Displacements and Diasporas

Asians in the Americas

Edited by Wanni W. Anderson and Robert G. Lee

Asians have settled in every country in the Western Hemisphere; some are recent arrivals, other descendents of immigrants who arrived centuries ago. Bringing together essays by thirteen scholars from the humanities and social sciences, Displacements and Diasporas explores this genuinely transnational Asian American experience-one that crosses the Pacific and traverses the Americas from Canada to Brazil, from New York to the Caribbean.

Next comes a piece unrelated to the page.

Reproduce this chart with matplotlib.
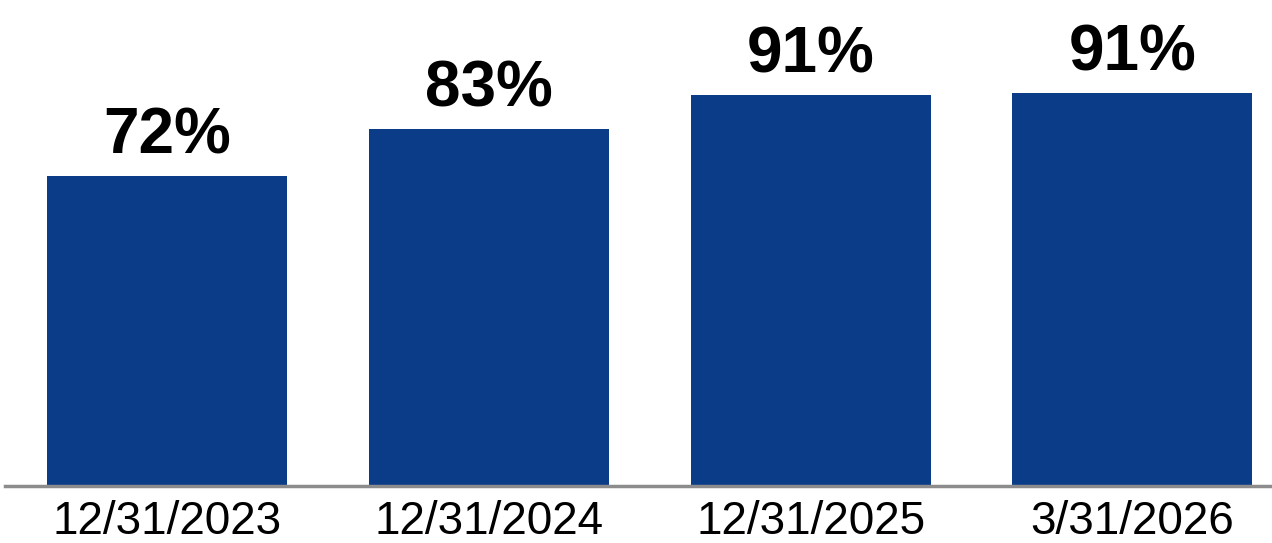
import matplotlib
matplotlib.use("Agg")
import matplotlib.pyplot as plt

dates = ["12/31/2023", "12/31/2024", "12/31/2025", "3/31/2026"]
values = [72.0, 83.0, 90.9, 91.4]
labels = ["72%", "83%", "91%", "91%"]

plt.rcParams['font.family'] = ['Liberation Sans', 'DejaVu Sans']

fig = plt.figure(figsize=(12.72, 5.43), dpi=100)
ax = fig.add_axes([0.004, 0.105, 0.996, 0.895])

x = range(len(values))
bars = ax.bar(x, values, width=0.746, color="#0b3c87")

for b, lab in zip(bars, labels):
    ax.annotate(lab, (b.get_x() + b.get_width() / 2, b.get_height()),
                xytext=(0, 7), textcoords="offset points",
                ha="center", va="bottom", fontsize=46, fontweight="bold")

ax.set_xlim(-0.504, 3.434)
ax.set_ylim(0, 113)
ax.set_xticks(list(x))
ax.set_xticklabels(dates, fontsize=33)
ax.tick_params(axis="x", length=0, pad=10)
ax.set_yticks([])
for s in ["top", "right", "left"]:
    ax.spines[s].set_visible(False)
ax.spines["bottom"].set_color("#8c8c8c")
ax.spines["bottom"].set_linewidth(2.5)

fig.savefig("out.png", dpi=100)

With an emphasis on anthropological and historical contexts, the essays show how the experiences of Asians across the Americas have been shaped by the social dynamics and politics of settlement locations as much as by transnational connections and the economic forces of globalization. Contributors bring new insights to the unique situations of Asian communities previously overlooked by scholars, such as Vietnamese Canadians and the Lao living in Rhode Island. Other topics include Chinese laborers and merchants in Latin America and the Caribbean, Japanese immigrants and their descendants in Brazil, Afro-Amerasians in America, and the politics of second-generation Indian American youth culture.

Together the essays provide a valuable comparative portrait of Asians across the Americas. Engaging issues of diaspora, transnational social practice and community building, gender, identity, institutionalized racism, and deterritoriality, this volume presents fresh perspectives on displacement, opening the topic up to a wider, more interdisciplinary terrain of inquiry and teaching.